Нечаев морщится. Хмурясь, с чувствами какими-то сражается.
– Потому что не хотел, чтобы ты знала, Ю. Разве не понятно? – толкает жестко. Я вздрагиваю. Он это видит и вздыхает. Чуть смягчаясь, поясняет: – Я не был уверен, что вернусь к полноценной жизни. Врачи не давали гарантий. А я тебе что сказать мог? Что все отлично? Чтобы ты ждала? Не хотел давать ложных надежд.
Эти слова вызывают у меня шок.
Шок, после которого я срываюсь на крик:
– Ты сейчас шутишь? Каких ложных надежд? Я бы примчалась к тебе!
Ян сглатывает. Приоткрывая губы, вдыхает через рот.
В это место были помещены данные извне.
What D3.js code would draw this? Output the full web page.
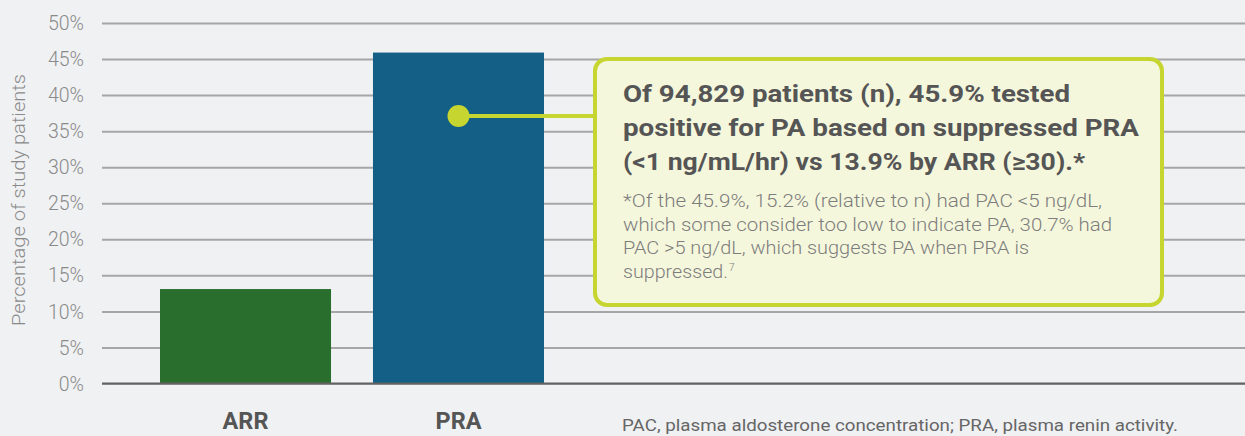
<!DOCTYPE html>
<html><head><meta charset="utf-8">
<script src="https://cdn.jsdelivr.net/npm/d3@7/dist/d3.min.js"></script>
<style>body{margin:0;background:#f0f1f3;}svg{display:block;}</style>
</head><body>
<svg id="c" width="1245" height="436"></svg>
<script>
const categories = ["ARR", "PRA"];
const values = [13.1, 45.9];
const colors = ["#2a6e2e", "#135f85"];
const yTicks = [0,5,10,15,20,25,30,35,40,45,50];
const yTitle = "Percentage of study patients";
const calloutTitle = ["Of 94,829 patients (n), 45.9% tested", "positive for PA based on suppressed PRA", "(<1 ng/mL/hr) vs 13.9% by ARR (≥30).*"];
const calloutNote = ["*Of the 45.9%, 15.2% (relative to n) had PAC <5 ng/dL,", "which some consider too low to indicate PA, 30.7% had", "PAC >5 ng/dL, which suggests PA when PRA is", "suppressed."];
const footnote = "PAC, plasma aldosterone concentration; PRA, plasma renin activity.";

const svg = d3.select("#c");
const W = 1245;
svg.append("rect").attr("width", W).attr("height", 436).attr("fill", "#f0f1f3");

const y = d3.scaleLinear().domain([0, 50]).range([383.5, 23]);
const x = d3.scaleBand().domain(categories).range([138.7, 565.3]).paddingInner(0.197).paddingOuter(0.1);

// gridlines
const yAxis = d3.axisLeft(y).tickValues(yTicks).tickFormat(d => d + "%").tickSize(-(W - 102)).tickPadding(18);
const ga = svg.append("g").attr("transform", "translate(102,0)").call(yAxis);
ga.select(".domain").remove();
ga.selectAll(".tick line").attr("stroke", "#a6a6a6").attr("stroke-width", 2);
ga.selectAll(".tick text").attr("fill", "#8a8a8a").attr("font-family", "Roboto, sans-serif").attr("font-weight", 300).attr("font-size", 19.5).attr("dy", "0.34em");

// bars
svg.selectAll("rect.bar").data(categories).enter().append("rect").attr("class", "bar")
  .attr("x", d => x(d)).attr("width", x.bandwidth())
  .attr("y", (d, i) => y(values[i])).attr("height", (d, i) => y(0) - y(values[i]))
  .attr("fill", (d, i) => colors[i]);

// zero line
svg.append("line").attr("x1", 102).attr("x2", W).attr("y1", y(0)).attr("y2", y(0)).attr("stroke", "#626262").attr("stroke-width", 2);

// category labels
svg.selectAll("text.cat").data(categories).enter().append("text").attr("class", "cat")
  .attr("x", d => x(d) + x.bandwidth() / 2).attr("y", 429).attr("text-anchor", "middle")
  .attr("font-family", "Roboto, sans-serif").attr("font-weight", 700).attr("font-size", 23.5).attr("fill", "#555")
  .text(d => d);

// y title
svg.append("text").attr("transform", "translate(25,200) rotate(-90)").attr("text-anchor", "middle")
  .attr("font-family", "Roboto, sans-serif").attr("font-weight", 300).attr("font-size", 19).attr("fill", "#8a8a8a")
  .attr("textLength", 252).attr("lengthAdjust", "spacingAndGlyphs").text(yTitle);

// callout connector
const dotY = 116;
const dotX = x("PRA") + x.bandwidth() / 2;
svg.append("line").attr("x1", dotX).attr("x2", 596).attr("y1", dotY).attr("y2", dotY).attr("stroke", "#c6d52f").attr("stroke-width", 4);
svg.append("circle").attr("cx", dotX).attr("cy", dotY).attr("r", 11).attr("fill", "#c6d52f");

// callout box
svg.append("rect").attr("x", 595).attr("y", 59).attr("width", 567).attr("height", 246).attr("rx", 12)
  .attr("fill", "#f5f7dc").attr("stroke", "#c6d52f").attr("stroke-width", 4);

const titleW = [447, 516, 462];
calloutTitle.forEach((t, i) => {
  svg.append("text").attr("x", 623).attr("y", 102 + i * 34)
    .attr("font-family", "Roboto, sans-serif").attr("font-weight", 700).attr("font-size", 24.5).attr("fill", "#555")
    .attr("textLength", titleW[i]).attr("lengthAdjust", "spacingAndGlyphs").text(t);
});
const noteW = [479, 489, 406, 105];
calloutNote.forEach((t, i) => {
  const tx = svg.append("text").attr("x", 623).attr("y", 207 + i * 23.5)
    .attr("font-family", "Roboto, sans-serif").attr("font-weight", 300).attr("font-size", 18).attr("fill", "#7d7d7d");
  tx.append("tspan").attr("textLength", noteW[i]).attr("lengthAdjust", "spacingAndGlyphs").text(t);
  if (i === 3) tx.append("tspan").attr("dy", -7).attr("dx", 1).attr("font-size", 10).text("7");
});

// footnote
svg.append("text").attr("x", 622).attr("y", 431).attr("font-family", "Roboto, sans-serif").attr("font-size", 17).attr("fill", "#666")
  .attr("textLength", 556).attr("lengthAdjust", "spacingAndGlyphs").text(footnote);
</script>
</body></html>
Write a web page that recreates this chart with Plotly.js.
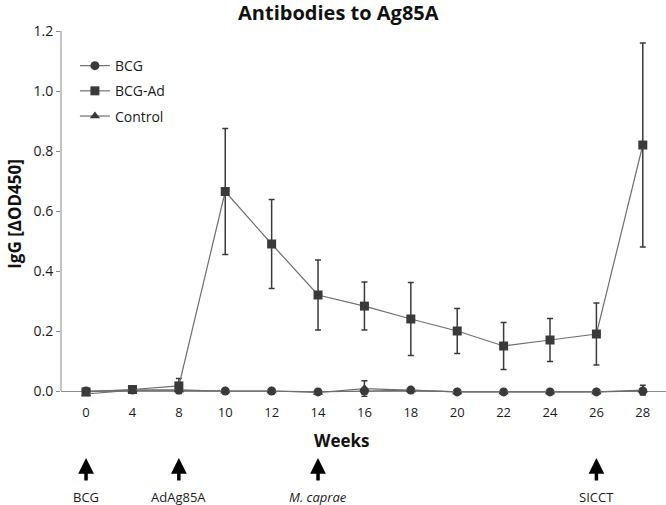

Глядя на меня из-подо лба, мрачным тоном выдает:
– Я лежачим был, Ю. Долгое время без поддержки не получалось сидеть. Я, блядь, самостоятельно не мог даже поссать. Мне перед родителями было стыдно. Что о тебе говорить?! Ходунки, костыли, трость – все это прошел поэтапно. Моими кошмарными снами были ситуации, в которых ты об этом узнаешь и представляешь меня калекой! Понимаешь, о чем я? Какой там быть рядом и все это видеть?! Одиннадцать месяцев в Германии – это операции и реабилитация. Я вернулся к тебе, как только научился уверенно ходить. Раньше не мог. Сейчас понимаю, что надо было как-то по-другому… А как, я, честно, не знаю, Ю. Ты часто говорила, мол, я мудр не по годам. Выходит, что нет, раз допустил, чтобы ты себе вены порезала.
– Не смей, – шиплю задушенно. – Не смей брать на себя ответственность за мою слабость! За мои глупые решения! – говорю расшатанным голосом.